Josie Ledoux spends some time with her granddaughter, Aurora, in her deceased daughter's old bedroom in Prince Albert, Sask. in July 2014.
PRINCE ALBERT, Sask. — A young man has been sentenced to four years in prison for a drunk-driving crash that resulted in the deaths of two women and left a newborn with a brain injury.
Jeremiah Jobb had earlier pleaded guilty to two counts of impaired driving causing death.
In June 2013, a then-21-year-old Jobb struck the vehicle that Taylor Litwin, 21, was driving.
Litwin died on the scene while her 17-year-old passenger Brandi Lepine, who was pregnant at the time, died shortly after giving birth to daughter Aurora Sky Brandi Ledoux by emergency C-section.
Lepine was only 26 weeks pregnant at the time of the crash so her baby was only 2.2 pounds at birth and suffered minor brain damage which still gives her frequent seizures.
Jobb was going over three times the speed limit, was more than two-and-a-half times over the legal blood-alcohol limit, and had refused an offer of a ride from a designated driver earlier in the evening.
It was an emotional scene in Prince Alberta Court of Queen's Bench on Friday as Justice Gerald Albright handed down his sentence, which includes banning Jobb from operating a vehicle for two years upon his release, and paying $400 in victim impact surcharges.
Josephine Ledoux, Lepine's mother and grandmother of baby Aurora, offered a victim impact statement prior to the sentencing. Ledoux spoke of the hardships she has endured since the death of her daughter, saying she has not been able to mourn since all of her energy has been focused on raising the child, who is now two years old.
Ledoux pushed through tears to tell Jobb she forgives him and has prayed for him every day, but made it clear it is still a daily struggle for their family.
"Parents should never have to bury children … a piece of my heart was buried with her and I'll never get that back," Ledoux said. "I want Jeremiah Jobb to think about Aurora every day."
Outside of court, Ledoux said forgiving Jobb would be something her daughter wanted her to do.
"That was really hard … I had to learn to accept it in my heart and not let my mind speak on its own, but to feel what's in my heart," Ledoux said.
Also providing victim impact statements, through victim services, were Lepine's step-father and Litwin's father, mother and sister.
Jobb could not muster many words when given an opportunity to speak. Looking into the gallery toward the family members, he told them he prayed every night for them.

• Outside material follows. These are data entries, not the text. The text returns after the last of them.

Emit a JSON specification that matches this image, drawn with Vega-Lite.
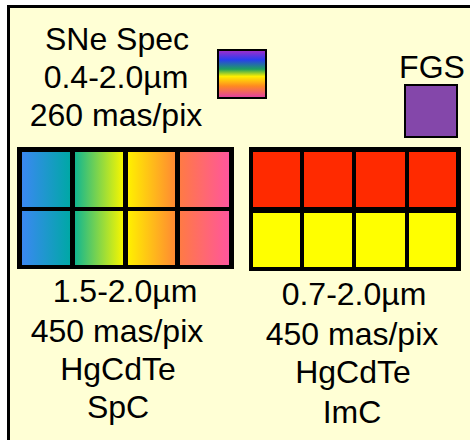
{
  "$schema": "https://vega.github.io/schema/vega-lite/v6.json",
  "width": 470,
  "height": 440,
  "autosize": {"type": "fit", "contains": "padding"},
  "padding": 0,
  "background": "#FFFFFF",
  "view": {"stroke": null},
  "config": {"text": {"font": "Liberation Sans"}},
  "data": {
    "values": [
      {"type": "frame", "x": 8.5, "x2": 490, "y": 6.5, "y2": 460},
      {"type": "block", "x": 17, "x2": 234, "y": 147, "y2": 269},
      {"type": "block", "x": 249, "x2": 461, "y": 147, "y2": 271},
      {"type": "lcell", "col": 1, "x": 22, "x2": 70, "y": 152, "y2": 207},
      {"type": "lcell", "col": 2, "x": 75, "x2": 123, "y": 152, "y2": 207},
      {"type": "lcell", "col": 3, "x": 128, "x2": 175, "y": 152, "y2": 207},
      {"type": "lcell", "col": 4, "x": 180, "x2": 229, "y": 152, "y2": 207},
      {"type": "lcell", "col": 1, "x": 22, "x2": 70, "y": 211, "y2": 265},
      {"type": "lcell", "col": 2, "x": 75, "x2": 123, "y": 211, "y2": 265},
      {"type": "lcell", "col": 3, "x": 128, "x2": 175, "y": 211, "y2": 265},
      {"type": "lcell", "col": 4, "x": 180, "x2": 229, "y": 211, "y2": 265},
      {"type": "rcell", "band": "red", "x": 253, "x2": 300, "y": 152, "y2": 207},
      {"type": "rcell", "band": "red", "x": 304, "x2": 352, "y": 152, "y2": 207},
      {"type": "rcell", "band": "red", "x": 356, "x2": 405, "y": 152, "y2": 207},
      {"type": "rcell", "band": "red", "x": 409, "x2": 456, "y": 152, "y2": 207},
      {"type": "rcell", "band": "yellow", "x": 253, "x2": 300, "y": 213, "y2": 267},
      {"type": "rcell", "band": "yellow", "x": 304, "x2": 352, "y": 213, "y2": 267},
      {"type": "rcell", "band": "yellow", "x": 356, "x2": 405, "y": 213, "y2": 267},
      {"type": "rcell", "band": "yellow", "x": 409, "x2": 456, "y": 213, "y2": 267},
      {"type": "rainbow", "x": 218, "x2": 266, "y": 50, "y2": 98},
      {"type": "fgs", "x": 405, "x2": 457, "y": 85, "y2": 137},
      {"type": "label", "x": 117, "y": 50, "text": "SNe Spec"},
      {"type": "label", "x": 116, "y": 88, "text": "0.4-2.0µm"},
      {"type": "label", "x": 116, "y": 126, "text": "260 mas/pix"},
      {"type": "label", "x": 432, "y": 78, "text": "FGS"},
      {"type": "label", "x": 125, "y": 302, "text": "1.5-2.0µm"},
      {"type": "label", "x": 117, "y": 342, "text": "450 mas/pix"},
      {"type": "label", "x": 118, "y": 380, "text": "HgCdTe"},
      {"type": "label", "x": 118, "y": 418, "text": "SpC"},
      {"type": "label", "x": 354, "y": 305, "text": "0.7-2.0µm"},
      {"type": "label", "x": 352, "y": 345, "text": "450 mas/pix"},
      {"type": "label", "x": 353, "y": 383, "text": "HgCdTe"},
      {"type": "label", "x": 352, "y": 423, "text": "ImC"}
    ]
  },
  "encoding": {
    "x": {"field": "x", "type": "quantitative", "scale": {"domain": [0, 470], "nice": false, "zero": false}, "axis": null},
    "y": {"field": "y", "type": "quantitative", "scale": {"domain": [0, 440], "nice": false, "zero": false, "reverse": true}, "axis": null}
  },
  "layer": [
    {
      "transform": [{"filter": "datum.type === 'frame'"}],
      "mark": {"type": "rect", "fill": "#FFFFD5", "stroke": "#000000", "strokeWidth": 3, "clip": true},
      "encoding": {"x2": {"field": "x2"}, "y2": {"field": "y2"}}
    },
    {
      "transform": [{"filter": "datum.type === 'block'"}],
      "mark": {"type": "rect", "fill": "#000000"},
      "encoding": {"x2": {"field": "x2"}, "y2": {"field": "y2"}}
    },
    {
      "transform": [{"filter": "datum.type === 'lcell' && datum.col === 1"}],
      "mark": {"type": "rect", "fill": {"gradient": "linear", "x1": 0, "y1": 0, "x2": 1, "y2": 0, "stops": [{"offset": 0, "color": "#3B88F2"}, {"offset": 1, "color": "#00A8A6"}]}},
      "encoding": {"x2": {"field": "x2"}, "y2": {"field": "y2"}}
    },
    {
      "transform": [{"filter": "datum.type === 'lcell' && datum.col === 2"}],
      "mark": {"type": "rect", "fill": {"gradient": "linear", "x1": 0, "y1": 0, "x2": 1, "y2": 0, "stops": [{"offset": 0, "color": "#12B690"}, {"offset": 1, "color": "#F6F600"}]}},
      "encoding": {"x2": {"field": "x2"}, "y2": {"field": "y2"}}
    },
    {
      "transform": [{"filter": "datum.type === 'lcell' && datum.col === 3"}],
      "mark": {"type": "rect", "fill": {"gradient": "linear", "x1": 0, "y1": 0, "x2": 1, "y2": 0, "stops": [{"offset": 0, "color": "#FFF000"}, {"offset": 1, "color": "#FF8A32"}]}},
      "encoding": {"x2": {"field": "x2"}, "y2": {"field": "y2"}}
    },
    {
      "transform": [{"filter": "datum.type === 'lcell' && datum.col === 4"}],
      "mark": {"type": "rect", "fill": {"gradient": "linear", "x1": 0, "y1": 0, "x2": 1, "y2": 0, "stops": [{"offset": 0, "color": "#FF7A45"}, {"offset": 1, "color": "#FF569C"}]}},
      "encoding": {"x2": {"field": "x2"}, "y2": {"field": "y2"}}
    },
    {
      "transform": [{"filter": "datum.type === 'rcell'"}],
      "mark": {"type": "rect"},
      "encoding": {
        "x2": {"field": "x2"},
        "y2": {"field": "y2"},
        "fill": {"field": "band", "type": "nominal", "scale": {"domain": ["red", "yellow"], "range": ["#FF2A00", "#FFFF00"]}, "legend": null}
      }
    },
    {
      "transform": [{"filter": "datum.type === 'rainbow'"}],
      "mark": {"type": "rect", "stroke": "#000000", "strokeWidth": 2, "fill": {"gradient": "linear", "x1": 0, "y1": 0, "x2": 0, "y2": 1, "stops": [{"offset": 0, "color": "#A82CC8"}, {"offset": 0.2, "color": "#2A3CF0"}, {"offset": 0.4, "color": "#1EA060"}, {"offset": 0.55, "color": "#FFF000"}, {"offset": 0.75, "color": "#FF8A20"}, {"offset": 1, "color": "#E03CA8"}]}},
      "encoding": {"x2": {"field": "x2"}, "y2": {"field": "y2"}}
    },
    {
      "transform": [{"filter": "datum.type === 'fgs'"}],
      "mark": {"type": "rect", "fill": "#8447AA", "stroke": "#000000", "strokeWidth": 2},
      "encoding": {"x2": {"field": "x2"}, "y2": {"field": "y2"}}
    },
    {
      "transform": [{"filter": "datum.type === 'label'"}],
      "mark": {"type": "text", "fontSize": 32, "align": "center", "baseline": "alphabetic", "color": "#000000"},
      "encoding": {"text": {"field": "text", "type": "nominal"}}
    }
  ]
}
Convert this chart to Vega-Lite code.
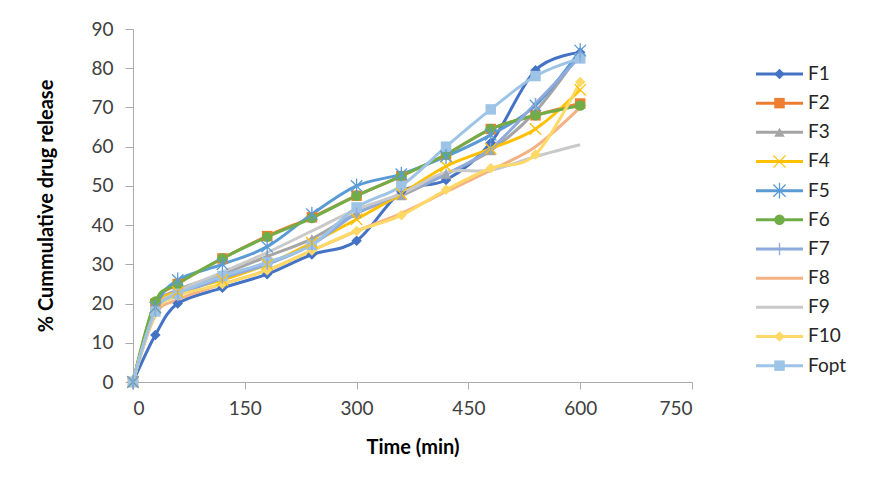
{
  "$schema": "https://vega.github.io/schema/vega-lite/v6.json",
  "padding": {"left": 36, "top": 20, "right": 5, "bottom": 5},
  "background": "white",
  "config": {"view": {"stroke": null}, "font": "Lato", "concat": {"spacing": 61}},
  "datasets": {
    "curves": [
      {"series":"F1","t":0,"v":0},{"series":"F1","t":30,"v":12},{"series":"F1","t":60,"v":20},{"series":"F1","t":120,"v":24},{"series":"F1","t":180,"v":27.5},{"series":"F1","t":240,"v":32.5},{"series":"F1","t":300,"v":36},{"series":"F1","t":360,"v":48.5},{"series":"F1","t":420,"v":51.5},{"series":"F1","t":480,"v":61},{"series":"F1","t":540,"v":79.5},{"series":"F1","t":600,"v":84},
      {"series":"F2","t":0,"v":0},{"series":"F2","t":30,"v":20},{"series":"F2","t":60,"v":25},{"series":"F2","t":120,"v":31.5},{"series":"F2","t":180,"v":37.2},{"series":"F2","t":240,"v":42},{"series":"F2","t":300,"v":47.5},{"series":"F2","t":360,"v":52.5},{"series":"F2","t":420,"v":58},{"series":"F2","t":480,"v":64.5},{"series":"F2","t":540,"v":68},{"series":"F2","t":600,"v":71},
      {"series":"F3","t":0,"v":0},{"series":"F3","t":30,"v":19},{"series":"F3","t":60,"v":23.5},{"series":"F3","t":120,"v":27.5},{"series":"F3","t":180,"v":32},{"series":"F3","t":240,"v":36.5},{"series":"F3","t":300,"v":43},{"series":"F3","t":360,"v":47.5},{"series":"F3","t":420,"v":53},{"series":"F3","t":480,"v":59},{"series":"F3","t":540,"v":69},{"series":"F3","t":600,"v":84},
      {"series":"F4","t":0,"v":0},{"series":"F4","t":30,"v":19},{"series":"F4","t":60,"v":23},{"series":"F4","t":120,"v":26},{"series":"F4","t":180,"v":30},{"series":"F4","t":240,"v":35.5},{"series":"F4","t":300,"v":41.5},{"series":"F4","t":360,"v":48},{"series":"F4","t":420,"v":55},{"series":"F4","t":480,"v":59.5},{"series":"F4","t":540,"v":64.5},{"series":"F4","t":600,"v":74.5},
      {"series":"F5","t":0,"v":0},{"series":"F5","t":30,"v":19},{"series":"F5","t":60,"v":26},{"series":"F5","t":120,"v":30},{"series":"F5","t":180,"v":34.5},{"series":"F5","t":240,"v":42.8},{"series":"F5","t":300,"v":50},{"series":"F5","t":360,"v":53},{"series":"F5","t":420,"v":57.5},{"series":"F5","t":480,"v":63},{"series":"F5","t":540,"v":70.5},{"series":"F5","t":600,"v":84.5},
      {"series":"F6","t":0,"v":0},{"series":"F6","t":30,"v":20.5},{"series":"F6","t":60,"v":25},{"series":"F6","t":120,"v":31.5},{"series":"F6","t":180,"v":37},{"series":"F6","t":240,"v":41.8},{"series":"F6","t":300,"v":47.5},{"series":"F6","t":360,"v":52.5},{"series":"F6","t":420,"v":58},{"series":"F6","t":480,"v":64.5},{"series":"F6","t":540,"v":68},{"series":"F6","t":600,"v":70.5},
      {"series":"F7","t":0,"v":0},{"series":"F7","t":30,"v":18},{"series":"F7","t":60,"v":22},{"series":"F7","t":120,"v":26.5},{"series":"F7","t":180,"v":30},{"series":"F7","t":240,"v":35},{"series":"F7","t":300,"v":43},{"series":"F7","t":360,"v":48},{"series":"F7","t":420,"v":53},{"series":"F7","t":480,"v":59.5},{"series":"F7","t":540,"v":71},{"series":"F7","t":600,"v":83},
      {"series":"F8","t":0,"v":0},{"series":"F8","t":30,"v":17},{"series":"F8","t":60,"v":21},{"series":"F8","t":120,"v":25},{"series":"F8","t":180,"v":28.5},{"series":"F8","t":240,"v":33.5},{"series":"F8","t":300,"v":38.5},{"series":"F8","t":360,"v":43},{"series":"F8","t":420,"v":48.5},{"series":"F8","t":480,"v":54},{"series":"F8","t":540,"v":60},{"series":"F8","t":600,"v":70},
      {"series":"F9","t":0,"v":0},{"series":"F9","t":30,"v":18},{"series":"F9","t":60,"v":23},{"series":"F9","t":120,"v":28},{"series":"F9","t":180,"v":33},{"series":"F9","t":240,"v":38.5},{"series":"F9","t":300,"v":44},{"series":"F9","t":360,"v":48},{"series":"F9","t":420,"v":53.5},{"series":"F9","t":480,"v":54},{"series":"F9","t":540,"v":57.5},{"series":"F9","t":600,"v":60.5},
      {"series":"F10","t":0,"v":0},{"series":"F10","t":30,"v":17.5},{"series":"F10","t":60,"v":22},{"series":"F10","t":120,"v":25},{"series":"F10","t":180,"v":28.5},{"series":"F10","t":240,"v":33.5},{"series":"F10","t":300,"v":38.5},{"series":"F10","t":360,"v":42.5},{"series":"F10","t":420,"v":49},{"series":"F10","t":480,"v":54.5},{"series":"F10","t":540,"v":58},{"series":"F10","t":600,"v":76.5},
      {"series":"Fopt","t":0,"v":0},{"series":"Fopt","t":30,"v":18},{"series":"Fopt","t":60,"v":22.5},{"series":"Fopt","t":120,"v":27},{"series":"Fopt","t":180,"v":30.5},{"series":"Fopt","t":240,"v":35},{"series":"Fopt","t":300,"v":44.5},{"series":"Fopt","t":360,"v":50},{"series":"Fopt","t":420,"v":60},{"series":"Fopt","t":480,"v":69.5},{"series":"Fopt","t":540,"v":78},{"series":"Fopt","t":600,"v":82.5}
    ],
    "legend": [
      {"series":"F1"},{"series":"F2"},{"series":"F3"},{"series":"F4"},{"series":"F5"},{"series":"F6"},{"series":"F7"},{"series":"F8"},{"series":"F9"},{"series":"F10"},{"series":"Fopt"}
    ]
  },
  "hconcat": [
    {
      "width": 559,
      "height": 353,
      "data": {"name": "curves"},
      "encoding": {
        "x": {"field": "t", "type": "quantitative",
          "scale": {"domain": [0, 750], "nice": false, "zero": false},
          "axis": {"values": [0,150,300,450,600,750], "title": "Time (min)", "grid": false,
            "domainColor": "#ABABAB", "tickColor": "#ABABAB", "tickSize": 7, "labelPadding": 10,
            "labelFontSize": 19, "labelColor": "#404040", "labelFont": "Lato",
            "titleFontSize": 20, "titleFont": "Lato", "titleFontWeight": "bold", "titleColor": "#000000", "titlePadding": 19}},
        "y": {"field": "v", "type": "quantitative",
          "scale": {"domain": [0, 90], "nice": false},
          "axis": {"values": [0,10,20,30,40,50,60,70,80,90], "title": "% Cummulative drug release", "grid": false,
            "domainColor": "#ABABAB", "tickColor": "#ABABAB", "tickSize": 8, "labelPadding": 12,
            "labelFontSize": 19, "labelColor": "#404040", "labelFont": "Lato",
            "titleFontSize": 20, "titleFont": "Lato", "titleFontWeight": "bold", "titleColor": "#000000", "titlePadding": 34}},
        "color": {"field": "series", "type": "nominal", "legend": null,
          "scale": {"domain": ["F1","F2","F3","F4","F5","F6","F7","F8","F9","F10","Fopt"],
            "range": ["#4472C4","#ED7D31","#A5A5A5","#FFC000","#5B9BD5","#70AD47","#8FAADC","#F4B183","#C9C9C9","#FFD966","#9DC3E6"]}}
      },
      "layer": [
        {"mark": {"type": "line", "interpolate": "cardinal", "strokeWidth": 3}},
        {
          "transform": [{"filter": {"field": "series", "oneOf": ["F1","F2","F3","F6","F10","Fopt"]}}],
          "mark": {"type": "point", "filled": true, "opacity": 1},
          "encoding": {
            "shape": {"field": "series", "type": "nominal", "legend": null,
              "scale": {"domain": ["F1","F2","F3","F4","F5","F6","F7","F8","F9","F10","Fopt"],
                "range": ["diamond","square","triangle-up","M-1,-1L1,1M-1,1L1,-1","M-1,-1L1,1M-1,1L1,-1M0,-1.3L0,1.3","circle","M0,-1L0,1","circle","circle","diamond","square"]}},
            "size": {"value": 110}
          }
        },
        {
          "transform": [{"filter": {"field": "series", "oneOf": ["F4","F5","F7"]}}],
          "mark": {"type": "point", "filled": false, "opacity": 1, "strokeWidth": 1.3},
          "encoding": {
            "shape": {"field": "series", "type": "nominal", "legend": null},
            "size": {"value": 130}
          }
        }
      ]
    },
    {
      "width": 120,
      "height": 350,
      "data": {"name": "legend"},
      "encoding": {
        "y": {"field": "series", "type": "ordinal", "sort": null,
          "scale": {"type": "point", "padding": 1, "align": 0.771, "domain": ["F1","F2","F3","F4","F5","F6","F7","F8","F9","F10","Fopt"]},
          "axis": null},
        "color": {"field": "series", "type": "nominal", "legend": null}
      },
      "layer": [
        {"mark": {"type": "rule", "strokeWidth": 3},
         "encoding": {"x": {"datum": 0, "type": "quantitative", "scale": {"domain": [0, 120], "nice": false}, "axis": null}, "x2": {"datum": 47}}},
        {"transform": [{"filter": {"field": "series", "oneOf": ["F1","F2","F3","F6","F10","Fopt"]}}],
         "mark": {"type": "point", "filled": true, "opacity": 1},
         "encoding": {"x": {"datum": 23.5, "type": "quantitative"},
           "shape": {"field": "series", "type": "nominal", "legend": null,
              "scale": {"domain": ["F1","F2","F3","F4","F5","F6","F7","F8","F9","F10","Fopt"],
                "range": ["diamond","square","triangle-up","M-1,-1L1,1M-1,1L1,-1","M-1,-1L1,1M-1,1L1,-1M0,-1.3L0,1.3","circle","M0,-1L0,1","circle","circle","diamond","square"]}},
           "size": {"value": 110}}},
        {"transform": [{"filter": {"field": "series", "oneOf": ["F4","F5","F7"]}}],
         "mark": {"type": "point", "filled": false, "opacity": 1, "strokeWidth": 1.3},
         "encoding": {"x": {"datum": 23.5, "type": "quantitative"},
           "shape": {"field": "series", "type": "nominal", "legend": null},
           "size": {"value": 150}}},
        {"mark": {"type": "text", "align": "left", "baseline": "middle", "fontSize": 19, "font": "Lato", "color": "#262626"},
         "encoding": {"x": {"datum": 52, "type": "quantitative"}, "text": {"field": "series"}, "color": {"value": "#262626"}}}
      ]
    }
  ]
}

He then muttered, "I'm sorry," several times before returning to his seat.
Ledoux said the sentence of four years is appropriate, and is relieved to be moving on from this stage of the healing process.
"The next step is to focus on Aurora for all of us and to move forward and remember Brandy," she said. "Aurora's loss is greater than ours because she'll never get to know her mom. She'll never know how it feels to have her mom's love, her mom hold her, kiss her."